What you will do:
Identify each line below that contains the word "this", and copy it out.

Task inputs:
^^^^^^^^^^^^^^^^

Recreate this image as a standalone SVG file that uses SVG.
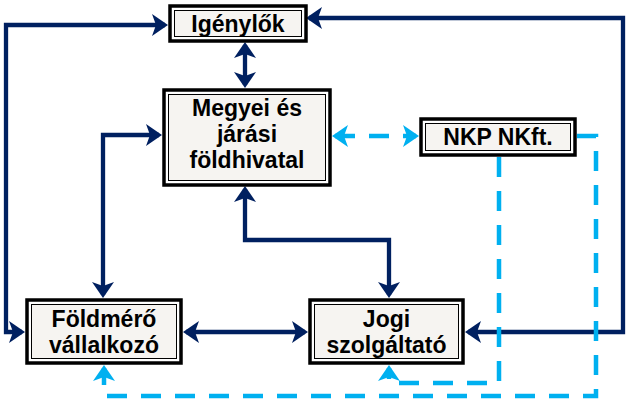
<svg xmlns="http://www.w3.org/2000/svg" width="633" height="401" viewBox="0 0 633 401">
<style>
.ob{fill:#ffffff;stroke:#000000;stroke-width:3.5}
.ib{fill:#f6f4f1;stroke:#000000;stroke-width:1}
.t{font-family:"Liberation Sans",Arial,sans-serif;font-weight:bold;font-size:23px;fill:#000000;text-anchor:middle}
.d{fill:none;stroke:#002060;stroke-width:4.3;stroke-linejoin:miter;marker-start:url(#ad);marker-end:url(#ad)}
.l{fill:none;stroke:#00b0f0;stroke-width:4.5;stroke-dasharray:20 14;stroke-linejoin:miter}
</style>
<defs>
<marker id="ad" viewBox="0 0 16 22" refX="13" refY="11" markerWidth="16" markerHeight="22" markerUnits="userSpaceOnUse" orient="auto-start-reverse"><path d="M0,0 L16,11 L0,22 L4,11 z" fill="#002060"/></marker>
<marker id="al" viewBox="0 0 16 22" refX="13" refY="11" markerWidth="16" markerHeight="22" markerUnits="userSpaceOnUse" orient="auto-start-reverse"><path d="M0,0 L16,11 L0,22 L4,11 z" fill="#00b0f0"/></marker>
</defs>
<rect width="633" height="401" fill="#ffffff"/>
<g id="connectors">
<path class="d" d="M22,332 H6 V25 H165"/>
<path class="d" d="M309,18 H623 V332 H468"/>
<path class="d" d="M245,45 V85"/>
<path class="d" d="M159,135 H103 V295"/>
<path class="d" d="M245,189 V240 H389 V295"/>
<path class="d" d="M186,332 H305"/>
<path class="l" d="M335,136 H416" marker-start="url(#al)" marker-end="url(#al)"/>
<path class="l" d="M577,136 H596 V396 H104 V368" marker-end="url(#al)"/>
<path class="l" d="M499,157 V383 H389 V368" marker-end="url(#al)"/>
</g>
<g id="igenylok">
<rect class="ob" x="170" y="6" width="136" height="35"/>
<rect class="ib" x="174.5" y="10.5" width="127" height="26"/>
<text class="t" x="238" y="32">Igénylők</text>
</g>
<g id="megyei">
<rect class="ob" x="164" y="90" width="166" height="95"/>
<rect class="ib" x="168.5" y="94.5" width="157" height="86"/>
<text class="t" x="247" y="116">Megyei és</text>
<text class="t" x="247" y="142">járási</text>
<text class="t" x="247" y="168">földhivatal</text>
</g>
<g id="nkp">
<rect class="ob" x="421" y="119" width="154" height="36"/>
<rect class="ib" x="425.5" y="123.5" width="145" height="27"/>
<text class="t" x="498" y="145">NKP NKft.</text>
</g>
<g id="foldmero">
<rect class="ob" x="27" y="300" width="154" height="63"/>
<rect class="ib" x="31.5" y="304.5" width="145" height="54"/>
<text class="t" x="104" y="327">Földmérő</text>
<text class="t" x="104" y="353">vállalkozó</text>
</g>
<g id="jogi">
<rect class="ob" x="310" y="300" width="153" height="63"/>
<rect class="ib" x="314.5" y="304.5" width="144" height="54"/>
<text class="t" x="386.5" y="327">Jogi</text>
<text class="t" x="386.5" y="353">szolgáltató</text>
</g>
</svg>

^^^^^^^^^^^^^^^^

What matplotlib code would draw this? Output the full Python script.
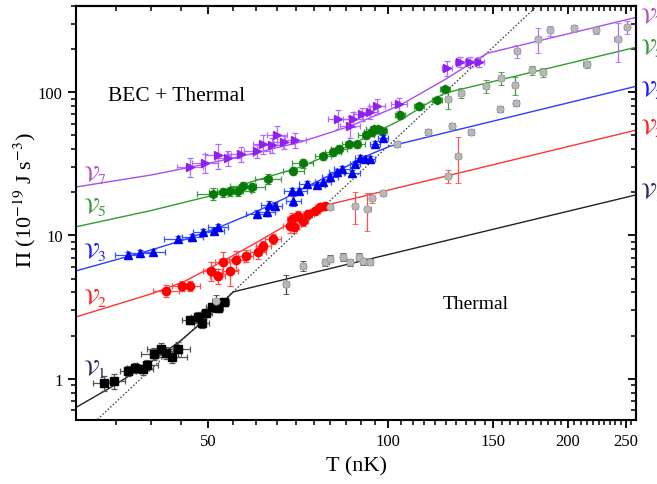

^^^^^^^^^^^^^^^^

Exercise output:
Recreate this image as a standalone SVG file that uses SVG.
What matplotlib code would draw this? Output the full Python script.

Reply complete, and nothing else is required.